We also took a short boat ride on one of the canals in Suzhou. The city found itself to be strategically located on a major trade route, the Silk Road, and also on the “Grand Canal” system that linked the Yangtze River with the Yellow River, some 1,100 miles north. Construction began around 495 BC and was completed in about 609 AD. It is no longer navigable throughout its length, but about half of it is at least seasonably navigable, and is used primarily for tourism.

Our final stop was the Dinghui Temple said to be built around 220 AD. From there, a short ride took us back to the train station for our trip back to Shanghai, and another ride on the subway to our hotel.

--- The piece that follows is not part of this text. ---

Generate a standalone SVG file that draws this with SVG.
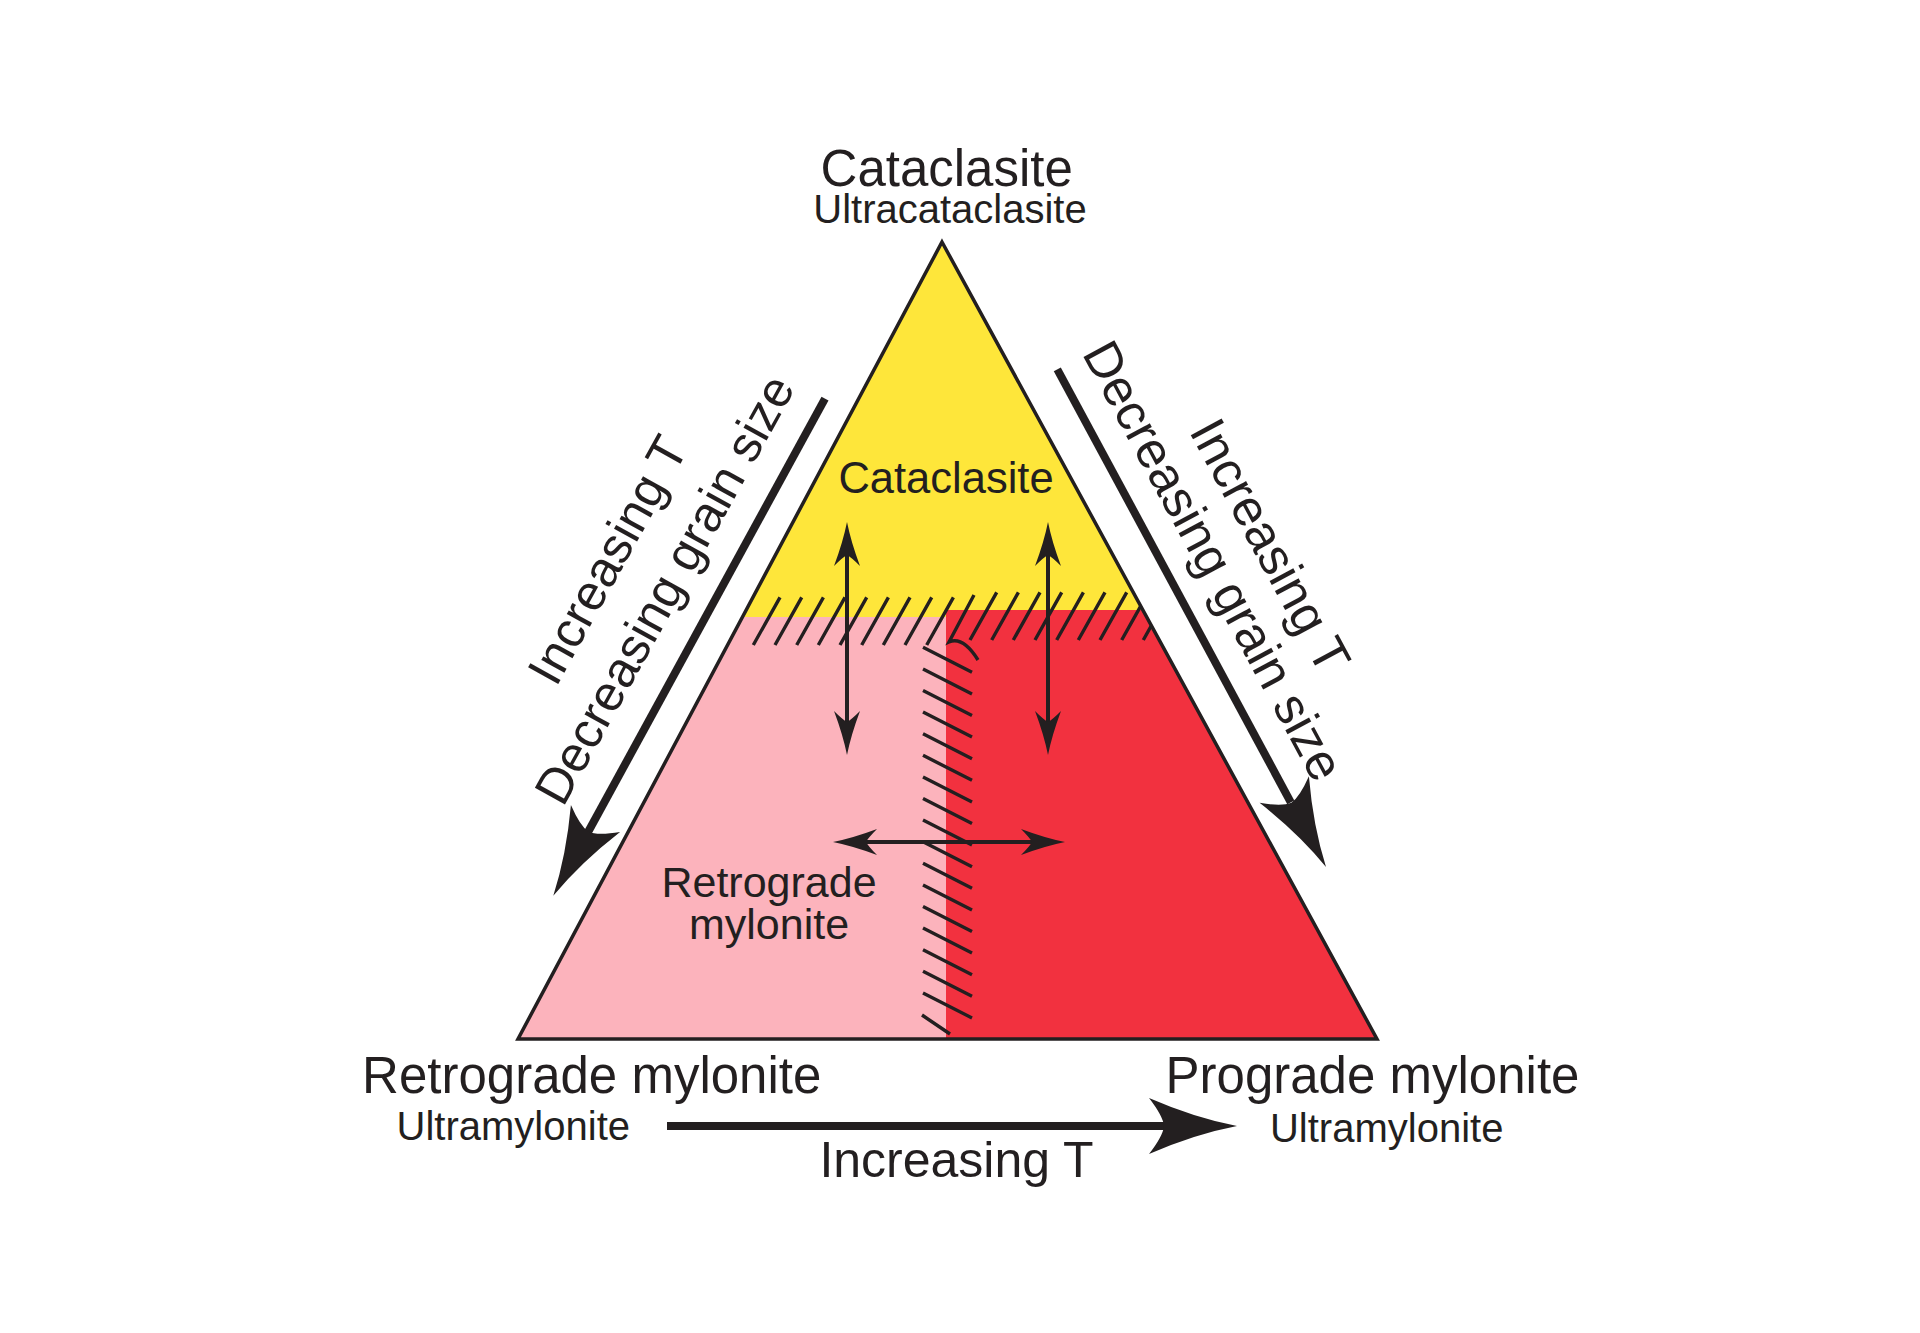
<svg xmlns="http://www.w3.org/2000/svg" width="1920" height="1333" viewBox="0 0 1920 1333">
<style>
text{font-family:"Liberation Sans",Arial,sans-serif;fill:#231f20}
.big{font-size:51px}
.sub{font-size:40px}
.rot{font-size:50px}
.rotr{font-size:51px}
.edge{fill:none;stroke:#231f20;stroke-width:3.5;stroke-linejoin:miter}
.hatch{fill:none;stroke:#231f20;stroke-width:3.4}
.shaft{fill:none;stroke:#231f20;stroke-width:4}
.bshaft{fill:none;stroke:#231f20;stroke-width:8}
.head{fill:#231f20}
</style>
<defs>
<clipPath id="tri"><polygon points="942,242 1377,1039 518,1039"/></clipPath>
<path id="sh" d="M0,0 Q-20,-4 -44,-13 Q-35,-4 -33,0 Q-35,4 -44,13 Q-20,4 0,0 Z"/>
<path id="bh" d="M0,0 Q-42,-8 -88,-28 Q-74,-10 -73,0 Q-74,10 -88,28 Q-42,8 0,0 Z"/>
</defs>
<rect width="1920" height="1333" fill="#ffffff"/>

<g id="triangle">
<polygon points="942,242 1377,1039 518,1039" fill="#fee63a"/>
<polygon id="retrograde-field" points="742.8,617 946,617 946,1039 518,1039" fill="#fcb3bc"/>
<polygon id="prograde-field" points="946,610 1142.6,610 1377,1039 946,1039" fill="#f2313f"/>
<polygon class="edge" points="942,242 1377,1039 518,1039"/>
</g>

<g id="hatches" clip-path="url(#tri)">
<path class="hatch" d="M753.3,645 l26.7,-47.7 M775,645 l26.7,-47.7 M796.7,645 l26.7,-47.7 M818.3,645 l26.7,-47.7 M840,645 l26.7,-47.7 M861.7,645 l26.7,-47.7 M883.3,645 l26.7,-47.7 M905,645 l26.7,-47.7 M926.7,645 l26.7,-47.7"/>
<path class="hatch" d="M974,595 L949,642 Q963,636 978,660"/>
<path class="hatch" d="M970,640 l26.7,-47.7 M991.7,640 l26.7,-47.7 M1013.3,640 l26.7,-47.7 M1035,640 l26.7,-47.7 M1056.7,640 l26.7,-47.7 M1078.3,640 l26.7,-47.7 M1100,640 l26.7,-47.7 M1121.7,640 l26.7,-47.7 M1143.3,640 l26.7,-47.7"/>
<path class="hatch" d="M923,647.3 l49,25 M923,668.9 l49,25 M923,690.5 l49,25 M923,712.1 l49,25 M923,733.7 l49,25 M923,755.3 l49,25 M923,776.9 l49,25 M923,798.5 l49,25 M923,820.1 l49,25 M923,841.7 l49,25 M923,863.3 l49,25 M923,884.9 l49,25 M923,906.5 l49,25 M923,928.1 l49,25 M923,949.7 l49,25 M923,971.3 l49,25 M923,992.9 l49,25 M922,1015 L950,1034"/>
</g>

<g id="connectors">
<line class="shaft" x1="847" y1="550" x2="847" y2="727"/>
<use href="#sh" class="head" transform="translate(847,522) rotate(-90)"/>
<use href="#sh" class="head" transform="translate(847,755) rotate(90)"/>
<line class="shaft" x1="1048" y1="550" x2="1048" y2="727"/>
<use href="#sh" class="head" transform="translate(1048,522) rotate(-90)"/>
<use href="#sh" class="head" transform="translate(1048,755) rotate(90)"/>
<line class="shaft" x1="861" y1="842" x2="1037" y2="842"/>
<use href="#sh" class="head" transform="translate(833,842) rotate(180)"/>
<use href="#sh" class="head" transform="translate(1065,842)"/>

<line class="bshaft" x1="825" y1="398.6" x2="587.8" y2="832.5"/>
<use href="#bh" class="head" transform="translate(553.3,895.7) rotate(118.66)"/>
<line class="bshaft" x1="1057.3" y1="369.3" x2="1290.8" y2="802.3"/>
<use href="#bh" class="head" transform="translate(1326,867) rotate(61.67)"/>
<line class="bshaft" x1="667" y1="1126" x2="1166" y2="1126"/>
<use href="#bh" class="head" transform="translate(1237,1126)"/>
</g>

<g id="node-cataclasite-apex">
<text x="946.7" y="186" class="big" text-anchor="middle">Cataclasite</text>
<text x="950" y="222.7" class="sub" text-anchor="middle">Ultracataclasite</text>
</g>
<g id="node-cataclasite-field">
<text x="946" y="493" font-size="43.5" text-anchor="middle">Cataclasite</text>
</g>
<g id="node-retrograde-field">
<text x="769" y="896.7" font-size="43" text-anchor="middle">Retrograde</text>
<text x="769" y="939" font-size="43" text-anchor="middle">mylonite</text>
</g>
<g id="node-retrograde-corner">
<text x="591.7" y="1093" class="big" text-anchor="middle">Retrograde mylonite</text>
<text x="513.3" y="1140" class="sub" text-anchor="middle">Ultramylonite</text>
</g>
<g id="node-prograde-corner">
<text x="1372.5" y="1093" class="big" text-anchor="middle">Prograde mylonite</text>
<text x="1386.7" y="1141.7" class="sub" text-anchor="middle">Ultramylonite</text>
</g>
<g id="label-bottom">
<text x="956.5" y="1176.7" class="rot" text-anchor="middle">Increasing T</text>
</g>
<g id="label-left">
<text class="rot" transform="translate(556,688) rotate(-61)">Increasing T</text>
<text class="rot" transform="translate(563,808) rotate(-61)">Decreasing grain size</text>
</g>
<g id="label-right">
<text class="rotr" transform="translate(1081.4,353.3) rotate(61.6)">Decreasing grain size</text>
<text class="rotr" transform="translate(1188.4,431) rotate(61.6)">Increasing T</text>
</g>
</svg>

Our last day in Shanghai included a visit to a neighborhood Community Center. The neighborhood encompassed about 30,000 dwellings and 90,000 residents. The center serves as primarily as a Senior Center, but offers programs for all residents as well. Activities include music, dance, a library, a large computer room as well as areas where residents can gather for talk and for games. From there we traveled a short distance to the home of Madame Yee, where we enjoyed an excellent, home-cooked lunch and a chance to absorb some local culture. Although she spoke no English, communication was surprisingly easy, with the help of our guide, Jackie.


After lunch, we spent some time at the Shanghai Museum. Built in 1994, the museum has many galleries, including those devoted to Bronzes, sculptures, calligraphy and furniture from the Ming and Qing Dynasties.



Later that afternoon, we headed back to the Shanghai Airport and our 2 ½ hour flight to Beijing to meet the rest of our travel group and begin the main tour.